**Objective**
Type out the data exactly as given. Skip any image.

**Material provided**
-.-.-
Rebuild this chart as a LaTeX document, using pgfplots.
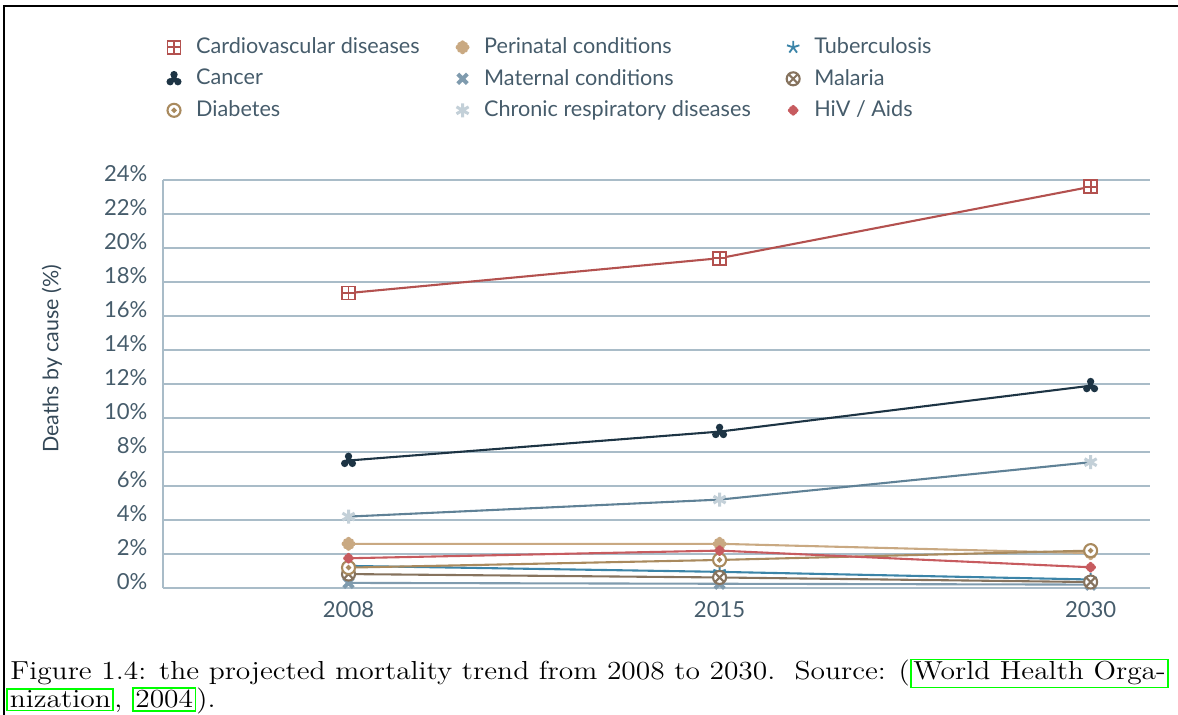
\documentclass[border=0pt]{standalone}
\usepackage{pgfplots}
\pgfplotsset{compat=1.18}
\usepackage{graphicx}
\usepackage{fontspec}
\newfontfamily\lato{Lato}
\definecolor{txt}{HTML}{465C6B}
\definecolor{grid}{HTML}{A9BCC8}
\definecolor{cardio}{HTML}{B3514F}
\definecolor{cancer}{HTML}{1D3444}
\definecolor{chronL}{HTML}{5F8196}
\definecolor{chronM}{HTML}{C3D0D8}
\definecolor{peri}{HTML}{C9A982}
\definecolor{hiv}{HTML}{C75B5F}
\definecolor{diab}{HTML}{A98A5E}
\definecolor{tb}{HTML}{3B84A8}
\definecolor{mal}{HTML}{86735E}
\definecolor{mat}{HTML}{7F9BAE}
\pgfdeclareplotmark{boxplus}{%
  \pgfpathrectangle{\pgfqpoint{-\pgfplotmarksize}{-\pgfplotmarksize}}{\pgfqpoint{2\pgfplotmarksize}{2\pgfplotmarksize}}%
  \pgfusepathqfillstroke
  \pgfpathmoveto{\pgfqpoint{-\pgfplotmarksize}{0pt}}\pgfpathlineto{\pgfqpoint{\pgfplotmarksize}{0pt}}%
  \pgfpathmoveto{\pgfqpoint{0pt}{-\pgfplotmarksize}}\pgfpathlineto{\pgfqpoint{0pt}{\pgfplotmarksize}}%
  \pgfusepathqstroke}
\pgfdeclareplotmark{tripod}{%
  \pgfpathcircle{\pgfqpoint{0pt}{0.55\pgfplotmarksize}}{0.48\pgfplotmarksize}%
  \pgfpathcircle{\pgfqpoint{-0.5\pgfplotmarksize}{-0.38\pgfplotmarksize}}{0.48\pgfplotmarksize}%
  \pgfpathcircle{\pgfqpoint{0.5\pgfplotmarksize}{-0.38\pgfplotmarksize}}{0.48\pgfplotmarksize}%
  \pgfpathcircle{\pgfqpoint{0pt}{0pt}}{0.4\pgfplotmarksize}%
  \pgfusepathqfill}
\pgfdeclareplotmark{odot}{%
  \pgfpathcircle{\pgfpointorigin}{\pgfplotmarksize}\pgfusepathqfillstroke
  \pgfpathcircle{\pgfpointorigin}{0.22\pgfplotmarksize}\pgfusepathqstroke}
\pgfdeclareplotmark{flower}{%
  \pgfpathcircle{\pgfpointorigin}{0.62\pgfplotmarksize}%
  \pgfpathcircle{\pgfqpoint{0pt}{0.62\pgfplotmarksize}}{0.38\pgfplotmarksize}%
  \pgfpathcircle{\pgfqpoint{0pt}{-0.62\pgfplotmarksize}}{0.38\pgfplotmarksize}%
  \pgfpathcircle{\pgfqpoint{0.62\pgfplotmarksize}{0pt}}{0.38\pgfplotmarksize}%
  \pgfpathcircle{\pgfqpoint{-0.62\pgfplotmarksize}{0pt}}{0.38\pgfplotmarksize}%
  \pgfpathcircle{\pgfqpoint{0.44\pgfplotmarksize}{0.44\pgfplotmarksize}}{0.3\pgfplotmarksize}%
  \pgfpathcircle{\pgfqpoint{-0.44\pgfplotmarksize}{0.44\pgfplotmarksize}}{0.3\pgfplotmarksize}%
  \pgfpathcircle{\pgfqpoint{0.44\pgfplotmarksize}{-0.44\pgfplotmarksize}}{0.3\pgfplotmarksize}%
  \pgfpathcircle{\pgfqpoint{-0.44\pgfplotmarksize}{-0.44\pgfplotmarksize}}{0.3\pgfplotmarksize}%
  \pgfusepathqfill}
\newcommand\lk[1]{{\setlength\fboxsep{0.6pt}\setlength\fboxrule{0.7pt}\fcolorbox{green}{white}{#1}}}
\begin{document}
\begin{tikzpicture}
\path[use as bounding box] (0pt,0pt) rectangle (506.54pt,-307.45pt);
\begin{scope}[x=0.43pt,y=-0.43pt]
\draw[line width=1.2pt,black] (4,715) -- (4,6) -- (1180,6);
\node[rotate=90,font=\lato\fontsize{9.2}{10}\selectfont,text=cancer!90!white] at (52,359) {Deaths by cause (\%)};
\node[anchor=base west,font=\fontsize{11.2}{12}\selectfont,inner sep=0pt] at (10,680) {\scalebox{1.131}[1]{Figure 1.4: the projected mortality trend from 2008 to 2030.\ \ Source: (\lk{World Health Orga-}}};
\node[anchor=base west,font=\fontsize{11.2}{12}\selectfont,inner sep=0pt] at (6,708) {\scalebox{1.131}[1]{\lk{nization}, \lk{2004}).}};
\end{scope}
\begin{axis}[
  at={(70.09pt,-252.84pt)}, anchor=south west,
  scale only axis, width=424.41pt, height=175.44pt,
  xmin=-0.5, xmax=2.16, ymin=0, ymax=24,
  xtick={0,1,2}, xticklabels={2008,2015,2030},
  ytick={0,2,...,24},
  yticklabels={0\%,2\%,4\%,6\%,8\%,10\%,12\%,14\%,16\%,18\%,20\%,22\%,24\%},
  axis lines=left, axis line style={-, draw=grid, line width=0.65pt},
  major tick length=0pt,
  ymajorgrids, grid style={draw=grid, line width=0.65pt},
  tick label style={font=\lato\fontsize{9.5}{11}\selectfont, text=txt},
  yticklabel style={yshift=2.6pt, xshift=-3.2pt},
  xticklabel style={yshift=-2.2pt},
  clip=false,
  legend columns=3,
  legend cell align=left,
  legend style={at={(-0.004,1.373)}, anchor=north west, draw=none, fill=none,
    font=\lato\fontsize{9.3}{11}\selectfont, text=txt,
    /tikz/every even column/.append style={column sep=13.4pt},
    /tikz/every odd column/.append style={column sep=4.3pt},
    row sep=1.2pt},
  legend image code/.code={\draw[#1] plot coordinates {(0.1cm,0cm)};},
  every axis plot/.append style={line width=0.9pt},
]
\addplot[cardio, mark=boxplus, mark size=2.8pt, mark options={fill=white, line width=0.8pt}] coordinates {(0,17.35) (1,19.4) (2,23.6)};
\addlegendentry{Cardiovascular diseases}
\addplot[peri, mark=flower, mark size=3pt] coordinates {(0,2.6) (1,2.6) (2,2.05)};
\addlegendentry{Perinatal conditions}
\addplot[tb, mark=star, mark size=2.8pt, mark options={line width=0.8pt}] coordinates {(0,1.3) (1,0.95) (2,0.5)};
\addlegendentry{Tuberculosis}
\addplot[cancer, mark=tripod, mark size=3.3pt] coordinates {(0,7.5) (1,9.2) (2,11.9)};
\addlegendentry{Cancer}
\addplot[mat, mark=x, mark size=2.9pt, mark options={line width=1.7pt}] coordinates {(0,0.3) (1,0.25) (2,0.2)};
\addlegendentry{Maternal conditions}
\addplot[mal, mark=otimes*, mark size=2.8pt, mark options={fill=white, line width=0.9pt}] coordinates {(0,0.82) (1,0.62) (2,0.35)};
\addlegendentry{Malaria}
\addplot[diab, mark=odot, mark size=2.8pt, mark options={fill=white, line width=0.9pt}] coordinates {(0,1.2) (1,1.65) (2,2.2)};
\addlegendentry{Diabetes}
\addplot[chronL, mark=asterisk, mark size=3pt, mark options={draw=chronM, line width=1.3pt}] coordinates {(0,4.2) (1,5.2) (2,7.4)};
\addlegendentry{Chronic respiratory diseases}
\addplot[hiv, mark=flower, mark size=2.3pt] coordinates {(0,1.75) (1,2.2) (2,1.22)};
\addlegendentry{HiV / Aids}
\end{axis}
\end{tikzpicture}
\end{document}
-.-.-
**Result**
Rebuild this chart as a LaTeX document, using pgfplots.
\documentclass[border=0pt]{standalone}
\usepackage{pgfplots}
\pgfplotsset{compat=1.18}
\usepackage{graphicx}
\usepackage{fontspec}
\newfontfamily\lato{Lato}
\definecolor{txt}{HTML}{465C6B}
\definecolor{grid}{HTML}{A9BCC8}
\definecolor{cardio}{HTML}{B3514F}
\definecolor{cancer}{HTML}{1D3444}
\definecolor{chronL}{HTML}{5F8196}
\definecolor{chronM}{HTML}{C3D0D8}
\definecolor{peri}{HTML}{C9A982}
\definecolor{hiv}{HTML}{C75B5F}
\definecolor{diab}{HTML}{A98A5E}
\definecolor{tb}{HTML}{3B84A8}
\definecolor{mal}{HTML}{86735E}
\definecolor{mat}{HTML}{7F9BAE}
\pgfdeclareplotmark{boxplus}{%
  \pgfpathrectangle{\pgfqpoint{-\pgfplotmarksize}{-\pgfplotmarksize}}{\pgfqpoint{2\pgfplotmarksize}{2\pgfplotmarksize}}%
  \pgfusepathqfillstroke
  \pgfpathmoveto{\pgfqpoint{-\pgfplotmarksize}{0pt}}\pgfpathlineto{\pgfqpoint{\pgfplotmarksize}{0pt}}%
  \pgfpathmoveto{\pgfqpoint{0pt}{-\pgfplotmarksize}}\pgfpathlineto{\pgfqpoint{0pt}{\pgfplotmarksize}}%
  \pgfusepathqstroke}
\pgfdeclareplotmark{tripod}{%
  \pgfpathcircle{\pgfqpoint{0pt}{0.55\pgfplotmarksize}}{0.48\pgfplotmarksize}%
  \pgfpathcircle{\pgfqpoint{-0.5\pgfplotmarksize}{-0.38\pgfplotmarksize}}{0.48\pgfplotmarksize}%
  \pgfpathcircle{\pgfqpoint{0.5\pgfplotmarksize}{-0.38\pgfplotmarksize}}{0.48\pgfplotmarksize}%
  \pgfpathcircle{\pgfqpoint{0pt}{0pt}}{0.4\pgfplotmarksize}%
  \pgfusepathqfill}
\pgfdeclareplotmark{odot}{%
  \pgfpathcircle{\pgfpointorigin}{\pgfplotmarksize}\pgfusepathqfillstroke
  \pgfpathcircle{\pgfpointorigin}{0.22\pgfplotmarksize}\pgfusepathqstroke}
\pgfdeclareplotmark{flower}{%
  \pgfpathcircle{\pgfpointorigin}{0.62\pgfplotmarksize}%
  \pgfpathcircle{\pgfqpoint{0pt}{0.62\pgfplotmarksize}}{0.38\pgfplotmarksize}%
  \pgfpathcircle{\pgfqpoint{0pt}{-0.62\pgfplotmarksize}}{0.38\pgfplotmarksize}%
  \pgfpathcircle{\pgfqpoint{0.62\pgfplotmarksize}{0pt}}{0.38\pgfplotmarksize}%
  \pgfpathcircle{\pgfqpoint{-0.62\pgfplotmarksize}{0pt}}{0.38\pgfplotmarksize}%
  \pgfpathcircle{\pgfqpoint{0.44\pgfplotmarksize}{0.44\pgfplotmarksize}}{0.3\pgfplotmarksize}%
  \pgfpathcircle{\pgfqpoint{-0.44\pgfplotmarksize}{0.44\pgfplotmarksize}}{0.3\pgfplotmarksize}%
  \pgfpathcircle{\pgfqpoint{0.44\pgfplotmarksize}{-0.44\pgfplotmarksize}}{0.3\pgfplotmarksize}%
  \pgfpathcircle{\pgfqpoint{-0.44\pgfplotmarksize}{-0.44\pgfplotmarksize}}{0.3\pgfplotmarksize}%
  \pgfusepathqfill}
\newcommand\lk[1]{{\setlength\fboxsep{0.6pt}\setlength\fboxrule{0.7pt}\fcolorbox{green}{white}{#1}}}
\begin{document}
\begin{tikzpicture}
\path[use as bounding box] (0pt,0pt) rectangle (506.54pt,-307.45pt);
\begin{scope}[x=0.43pt,y=-0.43pt]
\draw[line width=1.2pt,black] (4,715) -- (4,6) -- (1180,6);
\node[rotate=90,font=\lato\fontsize{9.2}{10}\selectfont,text=cancer!90!white] at (52,359) {Deaths by cause (\%)};
\node[anchor=base west,font=\fontsize{11.2}{12}\selectfont,inner sep=0pt] at (10,680) {\scalebox{1.131}[1]{Figure 1.4: the projected mortality trend from 2008 to 2030.\ \ Source: (\lk{World Health Orga-}}};
\node[anchor=base west,font=\fontsize{11.2}{12}\selectfont,inner sep=0pt] at (6,708) {\scalebox{1.131}[1]{\lk{nization}, \lk{2004}).}};
\end{scope}
\begin{axis}[
  at={(70.09pt,-252.84pt)}, anchor=south west,
  scale only axis, width=424.41pt, height=175.44pt,
  xmin=-0.5, xmax=2.16, ymin=0, ymax=24,
  xtick={0,1,2}, xticklabels={2008,2015,2030},
  ytick={0,2,...,24},
  yticklabels={0\%,2\%,4\%,6\%,8\%,10\%,12\%,14\%,16\%,18\%,20\%,22\%,24\%},
  axis lines=left, axis line style={-, draw=grid, line width=0.65pt},
  major tick length=0pt,
  ymajorgrids, grid style={draw=grid, line width=0.65pt},
  tick label style={font=\lato\fontsize{9.5}{11}\selectfont, text=txt},
  yticklabel style={yshift=2.6pt, xshift=-3.2pt},
  xticklabel style={yshift=-2.2pt},
  clip=false,
  legend columns=3,
  legend cell align=left,
  legend style={at={(-0.004,1.373)}, anchor=north west, draw=none, fill=none,
    font=\lato\fontsize{9.3}{11}\selectfont, text=txt,
    /tikz/every even column/.append style={column sep=13.4pt},
    /tikz/every odd column/.append style={column sep=4.3pt},
    row sep=1.2pt},
  legend image code/.code={\draw[#1] plot coordinates {(0.1cm,0cm)};},
  every axis plot/.append style={line width=0.9pt},
]
\addplot[cardio, mark=boxplus, mark size=2.8pt, mark options={fill=white, line width=0.8pt}] coordinates {(0,17.35) (1,19.4) (2,23.6)};
\addlegendentry{Cardiovascular diseases}
\addplot[peri, mark=flower, mark size=3pt] coordinates {(0,2.6) (1,2.6) (2,2.05)};
\addlegendentry{Perinatal conditions}
\addplot[tb, mark=star, mark size=2.8pt, mark options={line width=0.8pt}] coordinates {(0,1.3) (1,0.95) (2,0.5)};
\addlegendentry{Tuberculosis}
\addplot[cancer, mark=tripod, mark size=3.3pt] coordinates {(0,7.5) (1,9.2) (2,11.9)};
\addlegendentry{Cancer}
\addplot[mat, mark=x, mark size=2.9pt, mark options={line width=1.7pt}] coordinates {(0,0.3) (1,0.25) (2,0.2)};
\addlegendentry{Maternal conditions}
\addplot[mal, mark=otimes*, mark size=2.8pt, mark options={fill=white, line width=0.9pt}] coordinates {(0,0.82) (1,0.62) (2,0.35)};
\addlegendentry{Malaria}
\addplot[diab, mark=odot, mark size=2.8pt, mark options={fill=white, line width=0.9pt}] coordinates {(0,1.2) (1,1.65) (2,2.2)};
\addlegendentry{Diabetes}
\addplot[chronL, mark=asterisk, mark size=3pt, mark options={draw=chronM, line width=1.3pt}] coordinates {(0,4.2) (1,5.2) (2,7.4)};
\addlegendentry{Chronic respiratory diseases}
\addplot[hiv, mark=flower, mark size=2.3pt] coordinates {(0,1.75) (1,2.2) (2,1.22)};
\addlegendentry{HiV / Aids}
\end{axis}
\end{tikzpicture}
\end{document}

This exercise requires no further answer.